▶ PROBLEM TO WORK ON
Write out exactly the lines between the line containing "Clone this chart in Bokeh." and the line containing "from bokeh.resources import INLINE", including both of those lines, and nothing more.

▶ EXTRACTED DATA
□ □ □
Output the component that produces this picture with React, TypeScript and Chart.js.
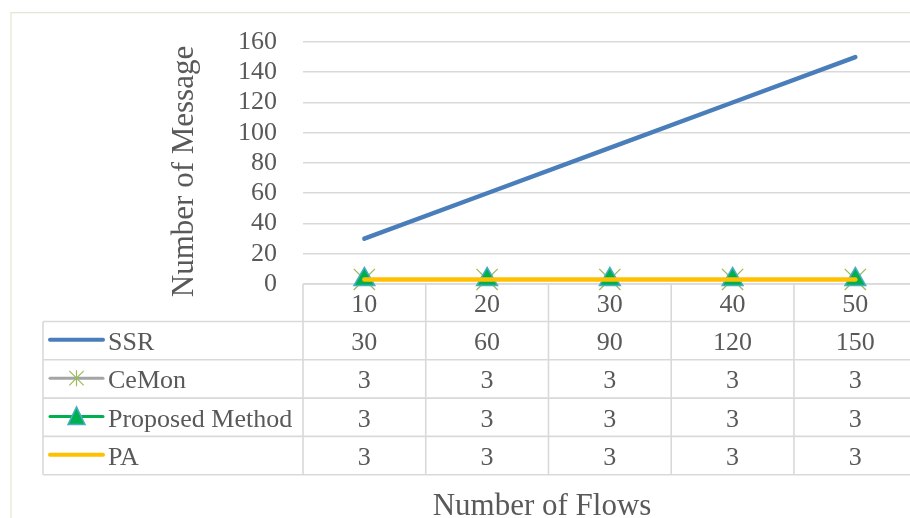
□ □ □
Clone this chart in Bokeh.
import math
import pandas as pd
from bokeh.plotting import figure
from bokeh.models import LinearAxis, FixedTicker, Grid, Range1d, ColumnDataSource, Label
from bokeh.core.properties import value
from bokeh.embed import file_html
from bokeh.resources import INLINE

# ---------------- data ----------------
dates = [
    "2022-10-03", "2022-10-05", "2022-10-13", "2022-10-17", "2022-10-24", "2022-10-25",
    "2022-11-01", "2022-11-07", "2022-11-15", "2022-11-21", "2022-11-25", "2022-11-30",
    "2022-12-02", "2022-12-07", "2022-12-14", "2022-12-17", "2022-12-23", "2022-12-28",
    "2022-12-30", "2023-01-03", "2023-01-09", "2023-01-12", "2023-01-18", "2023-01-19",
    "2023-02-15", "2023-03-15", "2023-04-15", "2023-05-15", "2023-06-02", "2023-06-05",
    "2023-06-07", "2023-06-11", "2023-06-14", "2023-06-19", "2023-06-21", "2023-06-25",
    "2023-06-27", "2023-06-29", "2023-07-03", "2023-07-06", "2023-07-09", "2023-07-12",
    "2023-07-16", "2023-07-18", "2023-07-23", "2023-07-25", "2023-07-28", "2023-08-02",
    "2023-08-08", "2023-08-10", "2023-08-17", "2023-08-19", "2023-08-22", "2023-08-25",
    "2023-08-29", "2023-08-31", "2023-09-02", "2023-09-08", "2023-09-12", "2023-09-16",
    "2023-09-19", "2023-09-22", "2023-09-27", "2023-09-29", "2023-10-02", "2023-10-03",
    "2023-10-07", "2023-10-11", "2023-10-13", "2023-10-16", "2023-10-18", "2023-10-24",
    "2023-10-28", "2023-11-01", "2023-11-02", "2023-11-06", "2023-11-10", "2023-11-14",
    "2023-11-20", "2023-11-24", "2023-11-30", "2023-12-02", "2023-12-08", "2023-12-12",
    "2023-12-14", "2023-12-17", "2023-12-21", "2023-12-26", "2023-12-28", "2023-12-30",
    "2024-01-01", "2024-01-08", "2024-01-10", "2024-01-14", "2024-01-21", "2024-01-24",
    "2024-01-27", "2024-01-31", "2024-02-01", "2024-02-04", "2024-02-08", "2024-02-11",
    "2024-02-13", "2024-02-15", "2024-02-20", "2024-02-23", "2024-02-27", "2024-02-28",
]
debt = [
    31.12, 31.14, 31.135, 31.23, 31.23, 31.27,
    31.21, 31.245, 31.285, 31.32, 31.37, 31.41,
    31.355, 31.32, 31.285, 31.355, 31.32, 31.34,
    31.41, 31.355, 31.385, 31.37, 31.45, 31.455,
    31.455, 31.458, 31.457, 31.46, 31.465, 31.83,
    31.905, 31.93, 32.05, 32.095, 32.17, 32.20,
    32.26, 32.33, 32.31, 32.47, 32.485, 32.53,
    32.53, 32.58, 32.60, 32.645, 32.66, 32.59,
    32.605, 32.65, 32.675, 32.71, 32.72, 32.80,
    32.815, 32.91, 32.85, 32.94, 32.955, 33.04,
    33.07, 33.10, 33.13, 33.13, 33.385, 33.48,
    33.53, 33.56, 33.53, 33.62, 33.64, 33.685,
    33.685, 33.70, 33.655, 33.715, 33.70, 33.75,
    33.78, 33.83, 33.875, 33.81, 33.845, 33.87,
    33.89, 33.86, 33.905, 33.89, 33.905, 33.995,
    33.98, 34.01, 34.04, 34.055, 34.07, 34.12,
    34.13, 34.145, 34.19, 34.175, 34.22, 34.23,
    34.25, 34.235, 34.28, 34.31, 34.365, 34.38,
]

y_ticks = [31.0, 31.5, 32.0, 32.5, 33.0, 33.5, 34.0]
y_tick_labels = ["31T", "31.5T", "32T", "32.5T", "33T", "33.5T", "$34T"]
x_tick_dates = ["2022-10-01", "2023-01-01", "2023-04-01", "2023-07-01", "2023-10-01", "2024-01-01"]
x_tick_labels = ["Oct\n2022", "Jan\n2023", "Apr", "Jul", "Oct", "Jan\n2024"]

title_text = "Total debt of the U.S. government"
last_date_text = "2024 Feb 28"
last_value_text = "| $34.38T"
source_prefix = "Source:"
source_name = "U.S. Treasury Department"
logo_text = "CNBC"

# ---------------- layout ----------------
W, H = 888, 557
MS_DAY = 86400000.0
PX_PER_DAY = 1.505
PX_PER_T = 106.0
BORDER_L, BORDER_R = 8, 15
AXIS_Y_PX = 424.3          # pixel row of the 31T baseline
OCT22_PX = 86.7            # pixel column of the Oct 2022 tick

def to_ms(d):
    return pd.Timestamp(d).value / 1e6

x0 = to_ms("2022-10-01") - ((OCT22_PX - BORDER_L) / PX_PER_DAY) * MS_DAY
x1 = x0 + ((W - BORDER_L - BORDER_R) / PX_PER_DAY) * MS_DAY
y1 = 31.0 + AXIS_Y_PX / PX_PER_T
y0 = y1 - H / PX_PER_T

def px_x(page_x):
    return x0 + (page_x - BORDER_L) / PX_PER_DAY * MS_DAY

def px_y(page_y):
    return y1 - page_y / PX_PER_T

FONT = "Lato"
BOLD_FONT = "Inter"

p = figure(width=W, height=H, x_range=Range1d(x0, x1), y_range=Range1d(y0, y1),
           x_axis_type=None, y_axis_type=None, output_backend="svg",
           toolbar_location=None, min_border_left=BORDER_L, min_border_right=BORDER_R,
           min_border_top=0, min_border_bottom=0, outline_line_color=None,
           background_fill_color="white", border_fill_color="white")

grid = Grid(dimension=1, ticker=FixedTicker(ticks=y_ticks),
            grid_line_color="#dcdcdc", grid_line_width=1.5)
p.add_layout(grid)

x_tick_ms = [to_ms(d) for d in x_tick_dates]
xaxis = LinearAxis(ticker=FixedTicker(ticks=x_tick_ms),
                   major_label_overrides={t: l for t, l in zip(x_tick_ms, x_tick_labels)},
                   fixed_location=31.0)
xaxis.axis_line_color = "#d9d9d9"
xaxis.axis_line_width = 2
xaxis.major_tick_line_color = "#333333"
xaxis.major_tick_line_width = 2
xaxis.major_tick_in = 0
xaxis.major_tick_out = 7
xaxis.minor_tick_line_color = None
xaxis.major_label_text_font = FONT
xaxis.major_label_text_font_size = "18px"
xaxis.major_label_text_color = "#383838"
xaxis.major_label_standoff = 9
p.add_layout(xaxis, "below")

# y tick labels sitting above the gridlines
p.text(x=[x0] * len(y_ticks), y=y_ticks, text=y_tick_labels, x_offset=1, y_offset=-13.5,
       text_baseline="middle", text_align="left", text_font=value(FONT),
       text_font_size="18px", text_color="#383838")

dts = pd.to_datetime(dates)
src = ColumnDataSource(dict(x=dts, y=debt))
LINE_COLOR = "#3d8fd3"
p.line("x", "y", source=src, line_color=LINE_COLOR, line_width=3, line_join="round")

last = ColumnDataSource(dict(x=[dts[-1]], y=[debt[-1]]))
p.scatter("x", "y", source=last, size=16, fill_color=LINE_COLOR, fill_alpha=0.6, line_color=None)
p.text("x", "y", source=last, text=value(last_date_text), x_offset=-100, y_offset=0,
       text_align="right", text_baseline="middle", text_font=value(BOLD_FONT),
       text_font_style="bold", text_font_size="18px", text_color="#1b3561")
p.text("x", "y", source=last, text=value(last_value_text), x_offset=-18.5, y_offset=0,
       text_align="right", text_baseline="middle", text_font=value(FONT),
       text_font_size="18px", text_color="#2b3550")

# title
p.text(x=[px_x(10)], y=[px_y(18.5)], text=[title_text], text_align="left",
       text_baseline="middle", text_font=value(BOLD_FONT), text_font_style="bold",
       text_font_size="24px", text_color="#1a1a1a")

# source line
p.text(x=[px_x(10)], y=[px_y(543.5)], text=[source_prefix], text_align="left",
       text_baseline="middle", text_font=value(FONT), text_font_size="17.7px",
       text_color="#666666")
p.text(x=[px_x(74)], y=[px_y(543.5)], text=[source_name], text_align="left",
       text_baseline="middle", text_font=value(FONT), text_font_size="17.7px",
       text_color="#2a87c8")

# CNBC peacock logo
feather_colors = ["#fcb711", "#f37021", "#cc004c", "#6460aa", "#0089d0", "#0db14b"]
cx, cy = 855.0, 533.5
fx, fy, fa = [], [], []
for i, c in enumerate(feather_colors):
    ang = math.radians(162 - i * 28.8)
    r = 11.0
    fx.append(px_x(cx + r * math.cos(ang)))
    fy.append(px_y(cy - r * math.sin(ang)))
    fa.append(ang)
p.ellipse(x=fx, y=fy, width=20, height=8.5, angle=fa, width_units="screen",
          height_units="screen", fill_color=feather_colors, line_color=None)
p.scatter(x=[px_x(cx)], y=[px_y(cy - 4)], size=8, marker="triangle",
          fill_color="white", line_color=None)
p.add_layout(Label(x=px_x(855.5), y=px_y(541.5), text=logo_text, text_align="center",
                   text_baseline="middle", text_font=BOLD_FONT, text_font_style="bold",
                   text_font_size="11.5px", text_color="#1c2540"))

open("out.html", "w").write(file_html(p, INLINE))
□ □ □
▶ ANSWER IN FULL
Clone this chart in Bokeh.
import math
import pandas as pd
from bokeh.plotting import figure
from bokeh.models import LinearAxis, FixedTicker, Grid, Range1d, ColumnDataSource, Label
from bokeh.core.properties import value
from bokeh.embed import file_html
from bokeh.resources import INLINE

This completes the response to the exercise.